Prior art such as U.S. Pat. Nos. 3,737,567 (Kratomi) and 3,821,466 (Roese) commonly specified conventional twisted nematic liquid crystal devices but their defect, namely slow decay time, produced cross talk of left through right image and vice versa. Replacing liquid crystal with faster responding ferroelectric lead zirconate-titante ceramic material (PLZT) solved the ghosting problem, but left the display with a rather dim image, since the PLZT material, like the conventional liquid crystal material has a relatively low transmittance.
Field storage figures prominently in my disclosure, therefore it will be worthwhile to review what suggestions have been made vis-a-vis three-dimensional television. In the DOTS (digital optical technology system) as reported in IEEE Spectrum (N. Mokhoff, February 1981) buffers are used to store fields and to compare two stored fields in order to extract a color difference signal to produce a synthetic stereoscopic effect. Although a conventional television may receive such a transmission, complimentary colored glasses must be used as is the case in anaglyph systems. This prevents display of true color images and leads to eyestrain in many viewers.
U.S. Pat. No. 4,214,267 (Roese et al.) teaches that field stores may be used to hold stereofluoroscopic images. The purpose is to hold still images so that they may be displayed conveniently, and a magnetic disc system is advocated.

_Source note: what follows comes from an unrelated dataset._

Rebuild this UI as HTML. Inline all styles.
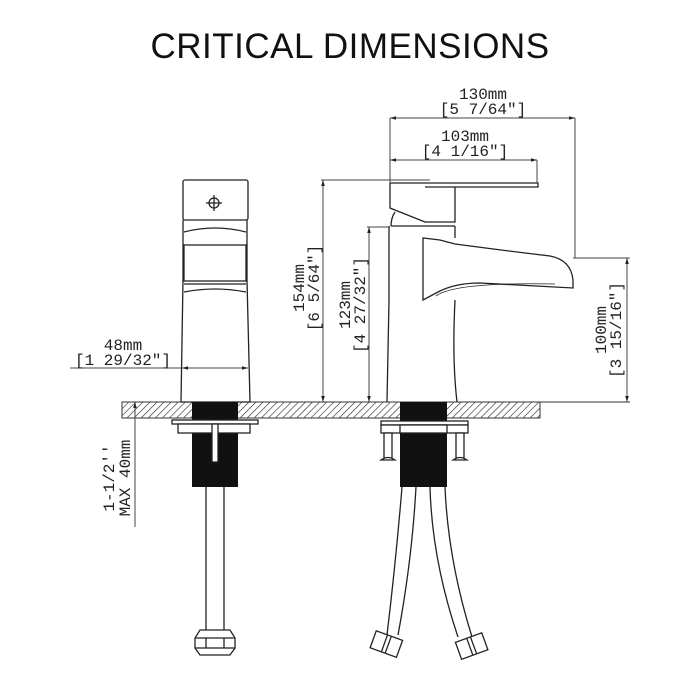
<!DOCTYPE html>
<html><head><meta charset="utf-8"><style>
html,body{margin:0;padding:0;background:#fff;width:700px;height:700px;overflow:hidden}
svg{display:block}
.t{font-family:"Liberation Mono",monospace;font-size:16px;fill:#222}
</style></head><body>
<svg width="700" height="700" viewBox="0 0 700 700" xmlns="http://www.w3.org/2000/svg">
<defs>
<pattern id="h" width="5" height="5" patternUnits="userSpaceOnUse" patternTransform="rotate(45)">
<line x1="0" y1="0" x2="0" y2="5" stroke="#222" stroke-width="1.2"/>
</pattern>
<marker id="a" viewBox="0 0 10 10" refX="10" refY="5" markerWidth="8" markerHeight="6" orient="auto-start-reverse">
<path d="M0,2 L10,5 L0,8 z" fill="#222"/>
</marker>
</defs>
<text x="350" y="58" text-anchor="middle" font-family="Liberation Sans,sans-serif" font-size="35" fill="#111" letter-spacing="0.5">CRITICAL DIMENSIONS</text>

<rect x="122" y="402" width="418" height="16" fill="url(#h)" stroke="#333" stroke-width="1"/>
<line x1="122" y1="402" x2="630" y2="402" stroke="#333"/>

<g fill="none" stroke="#222" stroke-width="1.3">
<rect x="183" y="180" width="65" height="40" rx="2"/>
<circle cx="214" cy="203" r="5"/>
<line x1="206" y1="203" x2="222" y2="203"/><line x1="214" y1="195" x2="214" y2="211"/>
<path d="M183 220 L183 280 L181 402 L250 402 L247 280 L247 220"/>
<path d="M184 232 Q215 224 246 232"/>
<rect x="184" y="245" width="62" height="36"/>
<line x1="184" y1="284" x2="246" y2="284"/>
<path d="M184 292 Q215 286 246 292"/>
</g>
<rect x="192" y="402" width="46" height="85" fill="#111"/>
<g fill="none" stroke="#222" stroke-width="1.3">
<rect x="172" y="420" width="86" height="4" fill="#fff"/>
<rect x="178" y="424" width="72" height="9" fill="#fff"/>
<rect x="212" y="424" width="6" height="38" fill="#fff"/>
<line x1="206" y1="487" x2="206" y2="630"/><line x1="224" y1="487" x2="224" y2="630"/>
<path d="M200 630 L230 630 L235 638 L235 648 L230 655 L200 655 L195 648 L195 638 Z" fill="#fff"/>
<line x1="195" y1="638" x2="235" y2="638"/><line x1="195" y1="648" x2="235" y2="648"/>
<line x1="206" y1="638" x2="206" y2="648"/><line x1="224" y1="638" x2="224" y2="648"/>
</g>

<g fill="none" stroke="#222" stroke-width="1.3">
<path d="M390 183 L538 183 L538 187 L425 187"/>
<path d="M390 183 L390 208 L425 222 L455 222 L455 187"/>
<path d="M395 212 Q391 218 391 226"/>
<line x1="391" y1="226" x2="455" y2="226"/>
<path d="M389 226 L389 300 L387 402 M455 226 L455 238 M455 300 Q452 360 457 402"/>
<path d="M423 238 L423 300 L438 292 Q455 283 480 283 L573 288 L573 280 Q571 260 550 256 Q500 250 455 244 L440 240 Z"/>
<path d="M436 296 Q455 282 555 284" stroke-width="0.8"/>
</g>
<rect x="400" y="402" width="47" height="85" fill="#111"/>
<g fill="none" stroke="#222" stroke-width="1.3">
<rect x="381" y="421" width="87" height="4" fill="#fff"/>
<rect x="381" y="425" width="87" height="8" fill="#fff"/>
<rect x="400" y="425" width="47" height="8" fill="#fff"/>
<rect x="384" y="433" width="8" height="25" fill="#fff"/>
<rect x="456" y="433" width="8" height="25" fill="#fff"/>
<path d="M381 460 Q388 455 395 460 Z M453 460 Q460 455 467 460 Z" fill="#fff"/>
<path d="M402 487 Q396 560 387 635 M416 487 Q412 560 398 635"/>
<path d="M430 487 Q432 560 458 637 M445 487 Q448 560 472 637"/>
<g transform="rotate(20 386 645)"><rect x="372" y="635" width="28" height="18" fill="#fff"/><line x1="384" y1="635" x2="384" y2="653"/><line x1="388" y1="635" x2="388" y2="653"/></g>
<g transform="rotate(-20 472 647)"><rect x="458" y="637" width="28" height="18" fill="#fff"/><line x1="470" y1="637" x2="470" y2="655"/><line x1="474" y1="637" x2="474" y2="655"/></g>
</g>

<g stroke="#444" stroke-width="1" fill="none">
<line x1="70" y1="368" x2="182" y2="368"/>
<line x1="182" y1="368" x2="248" y2="368" marker-start="url(#a)" marker-end="url(#a)"/>
<line x1="135" y1="402" x2="135" y2="527" marker-start="url(#a)"/>
<line x1="390" y1="118" x2="390" y2="183"/><line x1="575" y1="118" x2="575" y2="258"/>
<line x1="390" y1="118" x2="575" y2="118" marker-start="url(#a)" marker-end="url(#a)"/>
<line x1="390" y1="160" x2="537" y2="160" marker-start="url(#a)" marker-end="url(#a)"/>
<line x1="537" y1="160" x2="537" y2="183"/>
<line x1="321" y1="180" x2="430" y2="180"/>
<line x1="323" y1="180" x2="323" y2="402" marker-start="url(#a)" marker-end="url(#a)"/>
<line x1="367" y1="227" x2="390" y2="227"/>
<line x1="369" y1="227" x2="369" y2="402" marker-start="url(#a)" marker-end="url(#a)"/>
<line x1="573" y1="258" x2="630" y2="258"/>
<line x1="627" y1="258" x2="627" y2="402" marker-start="url(#a)" marker-end="url(#a)"/>
</g>
<text class="t" x="123" y="350" text-anchor="middle">48mm</text>
<text class="t" x="123" y="365" text-anchor="middle">[1 29/32"]</text>
<text class="t" x="483" y="99" text-anchor="middle">130mm</text>
<text class="t" x="483" y="114" text-anchor="middle">[5 7/64"]</text>
<text class="t" x="465" y="141" text-anchor="middle">103mm</text>
<text class="t" x="465" y="156" text-anchor="middle">[4 1/16"]</text>
<text class="t" transform="translate(304 288) rotate(-90)" text-anchor="middle">154mm</text>
<text class="t" transform="translate(319 288) rotate(-90)" text-anchor="middle">[6 5/64"]</text>
<text class="t" transform="translate(350 305) rotate(-90)" text-anchor="middle">123mm</text>
<text class="t" transform="translate(365 305) rotate(-90)" text-anchor="middle">[4 27/32"]</text>
<text class="t" transform="translate(606 330) rotate(-90)" text-anchor="middle">100mm</text>
<text class="t" transform="translate(621 330) rotate(-90)" text-anchor="middle">[3 15/16"]</text>
<text class="t" transform="translate(114 478) rotate(-90)" text-anchor="middle">1-1/2''</text>
<text class="t" transform="translate(130 478) rotate(-90)" text-anchor="middle">MAX 40mm</text>
</svg>
</body></html>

Zammit and Swegle (Applied Optics, Vol. 18, No. 5, Mar. 1, 1979) discuss a helmet stereoscope display unit worn by the viewer, with CRT's built into it, one for each eye. They advocate using the right-left scheme of alternate odd-even fields well known in the art in order to preserve present bandwidth requirements. They are aware that reducing the number of fields to each eye by half will produce flicker, and they suggest an electronic analogue delay line might be used to show each frame twice on each CRT. Following up this work, Charman (Applied Optics, Vol. 20, No. 1, Jan. 1, 1981) suggests the use of occluding spectacles and a single screen, but he feels that an electronic analog delay line is not necessary since his experiments have suggested that the level of flicker was acceptable because binocular stimulation with images 180.degree. out of phase leads to a reduction in the CFF. Charman was using the 50 Hz British system, in which each eye would have received 25 pictures per second. This observation runs counter to mine in which 30 television fields per second seemed to me to be entirely unacceptable in such a display system because resultant flicker is terribly annoying.